WRITTEN REQUEST | Leave out the pictures and transcribe everything else exactly.

* START MATERIAL PROVIDED *

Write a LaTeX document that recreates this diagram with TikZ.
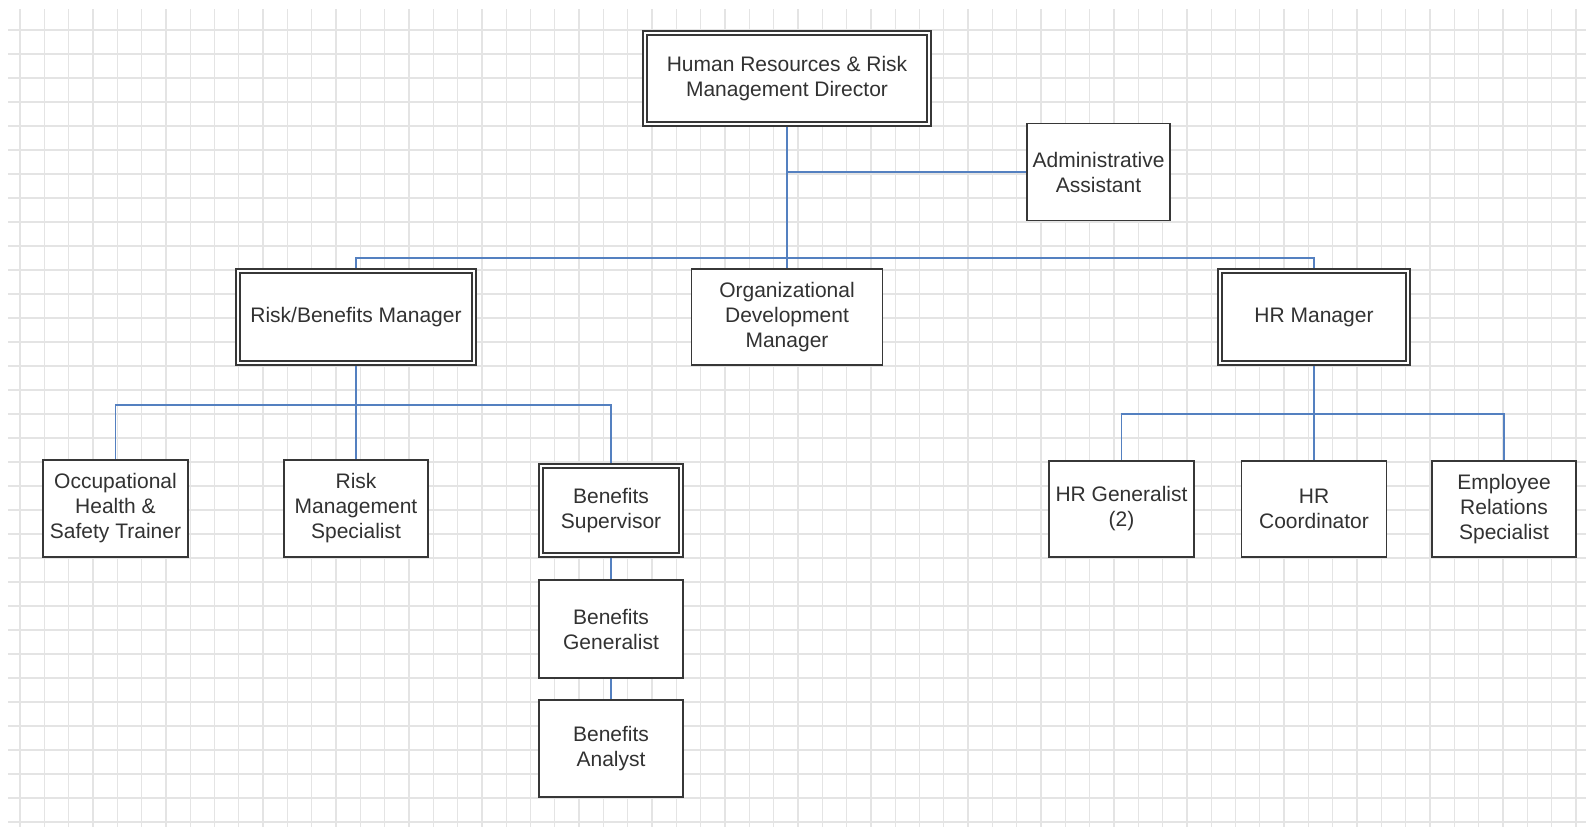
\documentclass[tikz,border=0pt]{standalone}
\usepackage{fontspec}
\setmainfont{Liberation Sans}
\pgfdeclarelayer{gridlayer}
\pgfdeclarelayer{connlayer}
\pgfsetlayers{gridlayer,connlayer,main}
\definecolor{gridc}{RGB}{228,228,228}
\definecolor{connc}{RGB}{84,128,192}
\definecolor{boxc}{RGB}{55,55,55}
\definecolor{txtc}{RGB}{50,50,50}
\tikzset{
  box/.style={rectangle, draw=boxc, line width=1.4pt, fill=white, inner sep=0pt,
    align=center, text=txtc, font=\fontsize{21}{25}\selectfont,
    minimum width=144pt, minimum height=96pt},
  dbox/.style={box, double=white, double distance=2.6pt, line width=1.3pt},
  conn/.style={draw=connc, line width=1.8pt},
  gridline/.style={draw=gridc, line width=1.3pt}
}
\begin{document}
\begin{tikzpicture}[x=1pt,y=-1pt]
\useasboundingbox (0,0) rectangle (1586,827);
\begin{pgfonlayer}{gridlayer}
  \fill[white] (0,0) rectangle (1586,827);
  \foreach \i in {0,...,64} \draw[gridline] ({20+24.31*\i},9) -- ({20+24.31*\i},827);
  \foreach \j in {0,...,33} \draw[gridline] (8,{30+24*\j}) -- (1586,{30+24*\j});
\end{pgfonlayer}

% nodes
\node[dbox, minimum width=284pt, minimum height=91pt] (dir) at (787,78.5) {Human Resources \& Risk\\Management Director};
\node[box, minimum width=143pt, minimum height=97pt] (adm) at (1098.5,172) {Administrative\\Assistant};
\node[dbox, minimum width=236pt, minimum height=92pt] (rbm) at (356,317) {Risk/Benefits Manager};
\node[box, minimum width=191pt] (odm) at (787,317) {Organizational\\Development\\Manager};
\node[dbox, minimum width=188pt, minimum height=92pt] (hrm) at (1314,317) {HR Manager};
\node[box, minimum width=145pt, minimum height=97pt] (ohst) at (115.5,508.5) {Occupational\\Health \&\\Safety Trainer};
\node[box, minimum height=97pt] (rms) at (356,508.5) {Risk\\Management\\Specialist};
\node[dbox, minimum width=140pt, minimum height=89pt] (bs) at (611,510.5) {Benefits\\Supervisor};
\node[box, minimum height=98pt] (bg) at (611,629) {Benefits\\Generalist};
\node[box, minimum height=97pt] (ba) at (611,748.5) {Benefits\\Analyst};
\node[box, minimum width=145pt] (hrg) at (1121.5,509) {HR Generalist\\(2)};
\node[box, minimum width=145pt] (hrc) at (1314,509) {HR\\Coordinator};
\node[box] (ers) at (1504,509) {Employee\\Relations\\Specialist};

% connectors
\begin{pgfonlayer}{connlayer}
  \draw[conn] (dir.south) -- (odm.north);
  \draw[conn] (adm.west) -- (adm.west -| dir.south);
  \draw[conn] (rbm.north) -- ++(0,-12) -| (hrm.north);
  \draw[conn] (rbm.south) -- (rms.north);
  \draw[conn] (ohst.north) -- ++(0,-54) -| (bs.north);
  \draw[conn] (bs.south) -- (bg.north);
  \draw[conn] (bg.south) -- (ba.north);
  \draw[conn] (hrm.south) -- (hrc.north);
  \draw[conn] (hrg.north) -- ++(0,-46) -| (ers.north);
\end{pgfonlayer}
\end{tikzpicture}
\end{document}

* END MATERIAL PROVIDED *

TASK ANSWER |
Write a LaTeX document that recreates this diagram with TikZ.
\documentclass[tikz,border=0pt]{standalone}
\usepackage{fontspec}
\setmainfont{Liberation Sans}
\pgfdeclarelayer{gridlayer}
\pgfdeclarelayer{connlayer}
\pgfsetlayers{gridlayer,connlayer,main}
\definecolor{gridc}{RGB}{228,228,228}
\definecolor{connc}{RGB}{84,128,192}
\definecolor{boxc}{RGB}{55,55,55}
\definecolor{txtc}{RGB}{50,50,50}
\tikzset{
  box/.style={rectangle, draw=boxc, line width=1.4pt, fill=white, inner sep=0pt,
    align=center, text=txtc, font=\fontsize{21}{25}\selectfont,
    minimum width=144pt, minimum height=96pt},
  dbox/.style={box, double=white, double distance=2.6pt, line width=1.3pt},
  conn/.style={draw=connc, line width=1.8pt},
  gridline/.style={draw=gridc, line width=1.3pt}
}
\begin{document}
\begin{tikzpicture}[x=1pt,y=-1pt]
\useasboundingbox (0,0) rectangle (1586,827);
\begin{pgfonlayer}{gridlayer}
  \fill[white] (0,0) rectangle (1586,827);
  \foreach \i in {0,...,64} \draw[gridline] ({20+24.31*\i},9) -- ({20+24.31*\i},827);
  \foreach \j in {0,...,33} \draw[gridline] (8,{30+24*\j}) -- (1586,{30+24*\j});
\end{pgfonlayer}

% nodes
\node[dbox, minimum width=284pt, minimum height=91pt] (dir) at (787,78.5) {Human Resources \& Risk\\Management Director};
\node[box, minimum width=143pt, minimum height=97pt] (adm) at (1098.5,172) {Administrative\\Assistant};
\node[dbox, minimum width=236pt, minimum height=92pt] (rbm) at (356,317) {Risk/Benefits Manager};
\node[box, minimum width=191pt] (odm) at (787,317) {Organizational\\Development\\Manager};
\node[dbox, minimum width=188pt, minimum height=92pt] (hrm) at (1314,317) {HR Manager};
\node[box, minimum width=145pt, minimum height=97pt] (ohst) at (115.5,508.5) {Occupational\\Health \&\\Safety Trainer};
\node[box, minimum height=97pt] (rms) at (356,508.5) {Risk\\Management\\Specialist};
\node[dbox, minimum width=140pt, minimum height=89pt] (bs) at (611,510.5) {Benefits\\Supervisor};
\node[box, minimum height=98pt] (bg) at (611,629) {Benefits\\Generalist};
\node[box, minimum height=97pt] (ba) at (611,748.5) {Benefits\\Analyst};
\node[box, minimum width=145pt] (hrg) at (1121.5,509) {HR Generalist\\(2)};
\node[box, minimum width=145pt] (hrc) at (1314,509) {HR\\Coordinator};
\node[box] (ers) at (1504,509) {Employee\\Relations\\Specialist};

% connectors
\begin{pgfonlayer}{connlayer}
  \draw[conn] (dir.south) -- (odm.north);
  \draw[conn] (adm.west) -- (adm.west -| dir.south);
  \draw[conn] (rbm.north) -- ++(0,-12) -| (hrm.north);
  \draw[conn] (rbm.south) -- (rms.north);
  \draw[conn] (ohst.north) -- ++(0,-54) -| (bs.north);
  \draw[conn] (bs.south) -- (bg.north);
  \draw[conn] (bg.south) -- (ba.north);
  \draw[conn] (hrm.south) -- (hrc.north);
  \draw[conn] (hrg.north) -- ++(0,-46) -| (ers.north);
\end{pgfonlayer}
\end{tikzpicture}
\end{document}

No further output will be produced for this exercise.